Et puis vient le texte. Prolixe, dense, chargé de sens, ponctué de mots rouges, de ceux qu’il ne faut pas oublier. Le texte, avec sa musique propre à l’écrit sociologique, quand la phrase n’est pas assez longue pour contenir tout ce qu’elle a à dire, quand la phrase tourne sans fin sur elle même, parce que la sociologie écrit ce qui fait société et que la société écrit ce qui fait sociologie... Je souris. Plaisir retrouvé à la langue, à cette langue, si vive d’esprit qu’elle a à peine le temps de respirer. Au détour de ce texte foisonnant, aux ramifications multiples, je découvre les "buissons de l’autodidaxie". Je me régale. Me voilà, l’autodidacte buissonnière. Je sais d’avance quel appétit je vais éprouver à vous lire, vous, sociologues narrateurs. Je sais aussi que je n’oserai pénétrer en mon nom, auréolée de mon buisson ardent d’autodidacte, la bibliothèque et le laboratoire. J’y viendrai décrypter a souffle feutré ce que vous avez à m’apprendre. Je suis l’enfant aux mains ailées qui appelle la fenêtre, avec elle la lumière d’un ciel hors d’atteinte.
Pontalis, psychanalyste de renom je crois, a écrit un petit ouvrage magnifique, synthèse de son expérience, intitulé "fenêtres". Une suite d’instantanés sensibles, de récits de vie. Avec lui, de la même école, Anzieu et son ouvrage majeur : "le Moi Peau". Inspirée de ces auteurs, j’oserai un raccourci concernant la sociologie narrative.
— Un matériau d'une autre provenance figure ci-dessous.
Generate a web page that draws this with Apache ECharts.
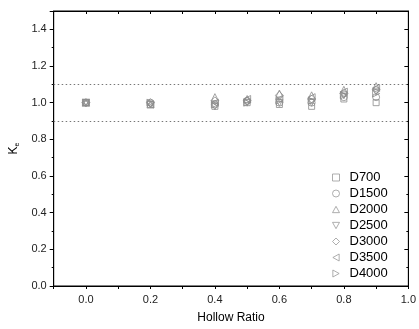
<!DOCTYPE html>
<html><head><meta charset="utf-8">
<script src="https://cdn.jsdelivr.net/npm/echarts@6/dist/echarts.min.js"></script>
<style>html,body{margin:0;padding:0;background:#fff}#c{width:419px;height:329px}</style>
</head><body><div id="c"></div>
<script>
const xValues = [0.0, 0.2, 0.4, 0.5, 0.6, 0.7, 0.8, 0.9];
const seriesNames = ['D700','D1500','D2000','D2500','D3000','D3500','D4000'];
const D700  = [1.00, 0.99, 0.98, 1.00, 0.99, 0.98, 1.02, 1.00];
const D1500 = [1.00, 1.00, 0.99, 1.01, 1.00, 1.00, 1.03, 1.03];
const D2000 = [1.00, 0.99, 1.03, 1.02, 1.05, 1.04, 1.07, 1.09];
const D2500 = [1.00, 0.99, 0.98, 1.00, 1.00, 1.00, 1.04, 1.06];
const D3000 = [1.00, 1.00, 1.01, 1.01, 1.04, 1.02, 1.05, 1.07];
const D3500 = [1.00, 0.99, 1.00, 1.02, 1.02, 1.03, 1.06, 1.08];
const D4000 = [1.00, 1.00, 0.99, 1.00, 1.01, 1.01, 1.04, 1.05];
const seriesValues = [D700, D1500, D2000, D2500, D3000, D3500, D4000];
const refLines = [1.1, 0.9];

const symbols = [
  'rect', 'circle',
  'path://M5,0L10,9L0,9Z',
  'path://M0,0L10,0L5,9Z',
  'diamond',
  'path://M9,0L9,10L0,5Z',
  'path://M0,0L0,10L9,5Z'
];
const sizes = [6,7,7,7,8,7,7];
const grey = '#8c8c8c';
const font = 'Liberation Sans, Arial, sans-serif';

const series = seriesNames.map((n, i) => ({
  name: n, type: 'scatter',
  data: xValues.map((x, j) => [x, seriesValues[i][j]]),
  symbol: symbols[i], symbolSize: sizes[i],
  itemStyle: {color: 'rgba(255,255,255,0)', borderColor: grey, borderWidth: 1},
  emphasis: {disabled: true}
}));
series.push({
  type: 'line', data: [], silent: true, xAxisIndex: 1, yAxisIndex: 1,
  markLine: {
    silent: true, symbol: ['none','none'], label: {show: false},
    lineStyle: {type: [1.5, 2.5], color: '#777', width: 1},
    data: refLines.map(v => ({yAxis: v}))
  }
});

const chart = echarts.init(document.getElementById('c'), null, {renderer: 'canvas'});
chart.setOption({
  animation: false,
  backgroundColor: '#fff',
  grid: {left: 50, right: 4, top: 11, bottom: 40, show: true, borderColor: '#000', borderWidth: 1, backgroundColor: 'rgba(0,0,0,0)'},
  legend: {
    orient: 'vertical', left: 327, top: 166,
    itemWidth: 7, itemHeight: 7, itemGap: 3,
    data: seriesNames.map((n, i) => ({name: n, icon: symbols[i],
      itemStyle: {color: 'rgba(255,255,255,0)', borderColor: '#9a9a9a', borderWidth: 1}})),
    textStyle: {fontFamily: font, fontSize: 13, color: '#000', padding: [0,0,0,5]}
  },
  xAxis: [{
    type: 'value', min: -0.1, max: 1.0, interval: 0.1,
    name: 'Hollow Ratio', nameLocation: 'middle', nameGap: 26,
    nameTextStyle: {fontFamily: font, fontSize: 12, color: '#000'},
    axisLine: {show: true, onZero: false, lineStyle: {color: '#000', width: 1}},
    axisTick: {show: true, inside: false, length: 3, lineStyle: {color: '#000'}},
    splitLine: {show: false},
    axisLabel: {fontFamily: font, fontSize: 11, color: '#222', margin: 8,
      formatter: v => { const k = Math.round(v * 10); return (k >= 0 && k % 2 === 0) ? v.toFixed(1) : ''; }}
  }, {
    type: 'value', position: 'top', min: -0.1, max: 1.0, interval: 0.1,
    axisLine: {show: true, onZero: false, lineStyle: {color: '#000', width: 1}},
    axisTick: {show: true, inside: true, length: 3, lineStyle: {color: '#000'}},
    axisLabel: {show: false}, splitLine: {show: false}
  }],
  yAxis: [{
    type: 'value', min: 0, max: 1.5, interval: 0.2,
    name: 'K{s|e}', nameLocation: 'middle', nameGap: 33,
    nameTextStyle: {fontFamily: font, fontSize: 12, color: '#000',
      rich: {s: {fontFamily: font, fontSize: 7, color: '#000', verticalAlign: 'bottom', padding: [6,0,0,0]}}},
    axisLine: {show: true, onZero: false, lineStyle: {color: '#000', width: 1}},
    axisTick: {show: true, inside: false, length: 4, lineStyle: {color: '#000'}},
    minorTick: {show: true, splitNumber: 2, length: 2, lineStyle: {color: '#000'}},
    splitLine: {show: false},
    axisLabel: {fontFamily: font, fontSize: 11, color: '#222', margin: 7, showMaxLabel: false,
      formatter: v => v.toFixed(1)}
  }, {
    type: 'value', position: 'right', min: 0, max: 1.5, interval: 0.2,
    axisLine: {show: true, onZero: false, lineStyle: {color: '#000', width: 1}},
    axisTick: {show: true, inside: true, length: 4, lineStyle: {color: '#000'}},
    minorTick: {show: true, splitNumber: 2, length: 2, lineStyle: {color: '#000'}},
    axisLabel: {show: false}, splitLine: {show: false}
  }],
  series: series
});
</script></body></html>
Je l’appellerai "le Vous Sens". Les sociologues narrateurs nous regardent faire famille tant bien que mal, au travail, à l’école, dans nos loisirs ou notre intimité, au sein des institutions, noyés de papiers, administrés que nous sommes. De votre narration s’extirpe en bas relief ce "nous" indistinct, broyé par le serpent constrictor aux mille reflets de notre société néo-libérale. Nouvelle liberté effrénée de digérer, lentement, assidûment, toutes les guerres intestines. Guerres faites aux pauvres de tout poil, aux hommes de toutes couleurs, aux femmes de toutes faiblesses, aux chômeurs de tous bords et de tous régimes, aux élèves de tous les échecs, guerres latentes à tous les non conformes, haro sur les hors normes, jeunes et vieux forcément à la marge, gros, maigres, religieux, impies, consommateurs compulsifs et décroissants décrépis, guerre aux sportifs survitaminés et aux sédentaires avachis, guerre partout, tout le temps, guerre à la guerre elle même, en sous texte, née de tous les non dits.
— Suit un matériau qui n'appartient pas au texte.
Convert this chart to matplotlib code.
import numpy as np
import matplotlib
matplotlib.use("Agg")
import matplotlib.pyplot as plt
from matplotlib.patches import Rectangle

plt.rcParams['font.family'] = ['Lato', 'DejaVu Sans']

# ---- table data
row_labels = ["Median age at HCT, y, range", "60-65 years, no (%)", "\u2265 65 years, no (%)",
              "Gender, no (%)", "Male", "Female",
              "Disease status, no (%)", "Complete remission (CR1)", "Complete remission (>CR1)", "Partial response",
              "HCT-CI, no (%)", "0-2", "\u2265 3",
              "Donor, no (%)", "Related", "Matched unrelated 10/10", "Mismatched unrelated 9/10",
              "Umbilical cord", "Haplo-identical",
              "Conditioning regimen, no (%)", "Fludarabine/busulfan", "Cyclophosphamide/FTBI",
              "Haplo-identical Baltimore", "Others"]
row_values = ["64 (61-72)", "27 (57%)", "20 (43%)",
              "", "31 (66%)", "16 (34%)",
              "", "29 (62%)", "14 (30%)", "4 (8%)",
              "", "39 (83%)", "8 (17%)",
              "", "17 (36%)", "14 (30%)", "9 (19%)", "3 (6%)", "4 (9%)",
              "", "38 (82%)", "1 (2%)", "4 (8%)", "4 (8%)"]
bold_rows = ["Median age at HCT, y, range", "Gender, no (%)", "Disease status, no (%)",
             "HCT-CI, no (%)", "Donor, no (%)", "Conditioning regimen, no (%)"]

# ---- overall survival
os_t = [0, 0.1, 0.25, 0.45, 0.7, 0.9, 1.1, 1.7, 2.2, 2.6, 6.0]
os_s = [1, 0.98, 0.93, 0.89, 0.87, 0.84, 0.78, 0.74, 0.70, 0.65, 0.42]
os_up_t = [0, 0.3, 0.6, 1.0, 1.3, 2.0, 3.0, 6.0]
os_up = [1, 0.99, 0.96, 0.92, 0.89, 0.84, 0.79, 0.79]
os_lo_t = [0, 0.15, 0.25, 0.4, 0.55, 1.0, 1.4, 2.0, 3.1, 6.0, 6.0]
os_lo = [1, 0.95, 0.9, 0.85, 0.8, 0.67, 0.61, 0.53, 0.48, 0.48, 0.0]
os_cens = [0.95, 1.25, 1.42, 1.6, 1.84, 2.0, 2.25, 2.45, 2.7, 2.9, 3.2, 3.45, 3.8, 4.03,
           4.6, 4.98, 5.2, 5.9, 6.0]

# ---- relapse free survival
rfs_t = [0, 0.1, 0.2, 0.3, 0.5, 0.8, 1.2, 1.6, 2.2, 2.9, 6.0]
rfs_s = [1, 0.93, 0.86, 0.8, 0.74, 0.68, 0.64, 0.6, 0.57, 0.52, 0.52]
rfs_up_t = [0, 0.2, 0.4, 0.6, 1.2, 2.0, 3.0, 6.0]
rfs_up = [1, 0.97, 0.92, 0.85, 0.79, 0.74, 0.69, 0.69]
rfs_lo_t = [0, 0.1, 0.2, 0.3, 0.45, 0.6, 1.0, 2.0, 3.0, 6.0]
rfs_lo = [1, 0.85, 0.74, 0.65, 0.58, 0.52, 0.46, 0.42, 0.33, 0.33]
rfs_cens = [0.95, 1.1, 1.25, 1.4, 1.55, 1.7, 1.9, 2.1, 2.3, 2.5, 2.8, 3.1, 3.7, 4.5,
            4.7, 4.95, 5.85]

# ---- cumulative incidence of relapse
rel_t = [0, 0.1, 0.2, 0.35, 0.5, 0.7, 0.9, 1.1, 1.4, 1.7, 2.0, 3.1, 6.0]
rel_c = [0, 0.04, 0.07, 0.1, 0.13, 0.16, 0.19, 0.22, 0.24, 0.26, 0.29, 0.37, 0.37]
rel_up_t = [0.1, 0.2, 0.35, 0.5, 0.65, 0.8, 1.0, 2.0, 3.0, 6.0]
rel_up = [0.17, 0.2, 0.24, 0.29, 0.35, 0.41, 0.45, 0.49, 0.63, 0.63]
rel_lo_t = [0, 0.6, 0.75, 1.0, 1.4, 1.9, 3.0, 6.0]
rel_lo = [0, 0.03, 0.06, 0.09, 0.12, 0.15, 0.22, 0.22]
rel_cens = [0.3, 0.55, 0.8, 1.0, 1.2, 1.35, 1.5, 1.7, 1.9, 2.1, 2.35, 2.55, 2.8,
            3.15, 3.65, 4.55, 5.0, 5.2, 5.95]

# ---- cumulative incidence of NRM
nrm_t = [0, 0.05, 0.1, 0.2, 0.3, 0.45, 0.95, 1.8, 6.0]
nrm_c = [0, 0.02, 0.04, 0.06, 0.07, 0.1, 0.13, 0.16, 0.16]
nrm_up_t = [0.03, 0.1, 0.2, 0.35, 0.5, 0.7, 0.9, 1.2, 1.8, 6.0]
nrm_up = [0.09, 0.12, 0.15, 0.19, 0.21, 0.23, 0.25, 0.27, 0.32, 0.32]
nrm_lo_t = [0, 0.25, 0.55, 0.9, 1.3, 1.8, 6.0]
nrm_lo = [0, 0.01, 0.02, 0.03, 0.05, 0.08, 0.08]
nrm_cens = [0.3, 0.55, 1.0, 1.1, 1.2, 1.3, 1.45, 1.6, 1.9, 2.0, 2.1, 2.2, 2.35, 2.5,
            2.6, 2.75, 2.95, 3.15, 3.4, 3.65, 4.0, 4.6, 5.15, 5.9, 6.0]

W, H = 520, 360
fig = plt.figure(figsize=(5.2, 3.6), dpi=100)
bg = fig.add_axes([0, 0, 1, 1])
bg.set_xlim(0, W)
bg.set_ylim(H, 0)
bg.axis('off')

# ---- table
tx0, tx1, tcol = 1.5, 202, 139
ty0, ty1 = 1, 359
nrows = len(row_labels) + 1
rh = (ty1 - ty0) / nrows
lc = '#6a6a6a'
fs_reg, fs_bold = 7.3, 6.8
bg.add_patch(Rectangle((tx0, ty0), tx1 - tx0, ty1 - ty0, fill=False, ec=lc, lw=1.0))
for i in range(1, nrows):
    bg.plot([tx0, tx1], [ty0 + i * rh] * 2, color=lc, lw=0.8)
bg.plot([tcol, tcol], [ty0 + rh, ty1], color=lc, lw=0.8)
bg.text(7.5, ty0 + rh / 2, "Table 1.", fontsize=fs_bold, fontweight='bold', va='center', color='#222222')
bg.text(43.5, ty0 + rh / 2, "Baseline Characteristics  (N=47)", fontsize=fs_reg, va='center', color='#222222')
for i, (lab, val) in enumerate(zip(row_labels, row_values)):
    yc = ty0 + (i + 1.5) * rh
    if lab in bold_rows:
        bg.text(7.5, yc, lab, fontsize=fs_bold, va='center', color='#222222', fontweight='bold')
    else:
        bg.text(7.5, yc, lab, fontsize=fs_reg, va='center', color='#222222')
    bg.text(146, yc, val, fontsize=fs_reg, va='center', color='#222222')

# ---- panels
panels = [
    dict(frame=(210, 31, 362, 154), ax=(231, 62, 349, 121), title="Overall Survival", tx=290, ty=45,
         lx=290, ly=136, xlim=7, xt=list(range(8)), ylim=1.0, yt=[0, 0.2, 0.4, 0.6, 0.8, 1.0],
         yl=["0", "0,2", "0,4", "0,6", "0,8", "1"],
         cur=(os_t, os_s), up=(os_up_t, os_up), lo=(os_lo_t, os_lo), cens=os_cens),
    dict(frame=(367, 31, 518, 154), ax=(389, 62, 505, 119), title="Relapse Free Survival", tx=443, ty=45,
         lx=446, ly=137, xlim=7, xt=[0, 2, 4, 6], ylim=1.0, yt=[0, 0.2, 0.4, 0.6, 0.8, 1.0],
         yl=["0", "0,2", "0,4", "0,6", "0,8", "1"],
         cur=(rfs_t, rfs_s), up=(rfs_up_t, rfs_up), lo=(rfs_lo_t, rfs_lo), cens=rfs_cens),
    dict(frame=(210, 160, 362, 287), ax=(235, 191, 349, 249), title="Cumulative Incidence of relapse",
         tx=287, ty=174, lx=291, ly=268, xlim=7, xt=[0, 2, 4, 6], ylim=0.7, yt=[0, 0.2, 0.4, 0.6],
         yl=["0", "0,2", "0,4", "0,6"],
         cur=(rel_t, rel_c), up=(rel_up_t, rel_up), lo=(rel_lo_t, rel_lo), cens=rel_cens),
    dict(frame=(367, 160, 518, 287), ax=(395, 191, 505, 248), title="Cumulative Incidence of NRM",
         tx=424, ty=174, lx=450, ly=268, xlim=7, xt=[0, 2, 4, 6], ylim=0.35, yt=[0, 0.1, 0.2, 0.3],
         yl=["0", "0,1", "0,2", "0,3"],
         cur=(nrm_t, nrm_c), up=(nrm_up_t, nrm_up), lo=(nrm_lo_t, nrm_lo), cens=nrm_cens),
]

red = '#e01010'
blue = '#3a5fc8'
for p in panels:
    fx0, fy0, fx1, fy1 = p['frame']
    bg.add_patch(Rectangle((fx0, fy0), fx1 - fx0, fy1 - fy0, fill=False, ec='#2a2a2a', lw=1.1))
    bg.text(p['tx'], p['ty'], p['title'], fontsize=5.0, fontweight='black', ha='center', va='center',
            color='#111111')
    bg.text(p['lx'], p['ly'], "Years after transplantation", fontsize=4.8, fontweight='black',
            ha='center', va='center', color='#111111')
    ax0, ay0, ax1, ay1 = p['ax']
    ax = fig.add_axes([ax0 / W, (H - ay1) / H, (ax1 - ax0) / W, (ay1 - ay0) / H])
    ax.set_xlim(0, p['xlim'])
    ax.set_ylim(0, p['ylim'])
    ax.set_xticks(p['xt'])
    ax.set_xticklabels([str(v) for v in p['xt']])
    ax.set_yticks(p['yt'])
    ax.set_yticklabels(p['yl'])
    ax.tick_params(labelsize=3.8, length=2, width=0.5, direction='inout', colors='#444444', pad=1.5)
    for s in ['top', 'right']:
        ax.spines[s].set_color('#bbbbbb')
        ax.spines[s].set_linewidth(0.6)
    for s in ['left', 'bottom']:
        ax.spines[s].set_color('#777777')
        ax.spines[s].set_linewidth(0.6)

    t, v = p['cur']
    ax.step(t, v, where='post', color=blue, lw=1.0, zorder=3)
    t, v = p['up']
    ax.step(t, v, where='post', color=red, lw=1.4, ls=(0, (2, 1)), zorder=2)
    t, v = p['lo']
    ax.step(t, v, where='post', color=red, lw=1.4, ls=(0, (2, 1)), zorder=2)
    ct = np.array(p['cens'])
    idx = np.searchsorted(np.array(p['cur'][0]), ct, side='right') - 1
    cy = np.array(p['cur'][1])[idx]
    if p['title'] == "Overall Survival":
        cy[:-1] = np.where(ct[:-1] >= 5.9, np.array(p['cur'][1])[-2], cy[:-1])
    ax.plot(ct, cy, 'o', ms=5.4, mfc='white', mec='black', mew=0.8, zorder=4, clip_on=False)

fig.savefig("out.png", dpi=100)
C’est cela que je vais venir chercher au temple du savoir, ce vous et nous si fragile, ce portrait d’ensemble fait de nos faiblesses et de nos résistances, cette famille première, premier lieu de socialisation, qui a commencé par peindre de ses doigts sur la paroi du monde le sacré de la vie.
Vous m’avez demandé mon avis.
Non, le site de la sociologie narrative n’a pas les attraits d’une vitrine commerciale qui ne dit pas son nom. "Raconter la Vie" est certes une belle réussite marketing. C’est un vivier de productions en concurrence, une usine à expression calibrée et consommable, un prétexte à une démocratie édulcorée, sans beurre, sans crème, sans sucre, où il faut bouger pour se montrer, ne pas grignoter pour garder une ligne télégénique, s’autoriser à se dire avec élégance, talk show pour privilégiés triés sur le volet. Non, vous n’êtes pas cela.
Oui,le site de la sociologie narrative fait preuve manifeste d’entre soi, n’est pas facilement accessible, en ceci contredit ses propres élans. Certes, sa forme y participe. Mais surtout, sa langue. Il faut pouvoir accéder à cette langue, et tout le monde ne le peut pas. Devez vous pour autant vous taire ? Alors faisons taire toutes les voix de la littérature. Et laissons la nuit noire fermer toutes les fenêtres.
Hier à midi La Sorbonne faisait silence. Pendant ce temps nous échangions vous et moi. Je me suis trouvée bavarde. Or il est essentiel de bavarder aux terrasses d’internet, accoudés aux fenêtres ouvertes par skype, de dire de nos mots sur la paroi du monde le sacré de la vie.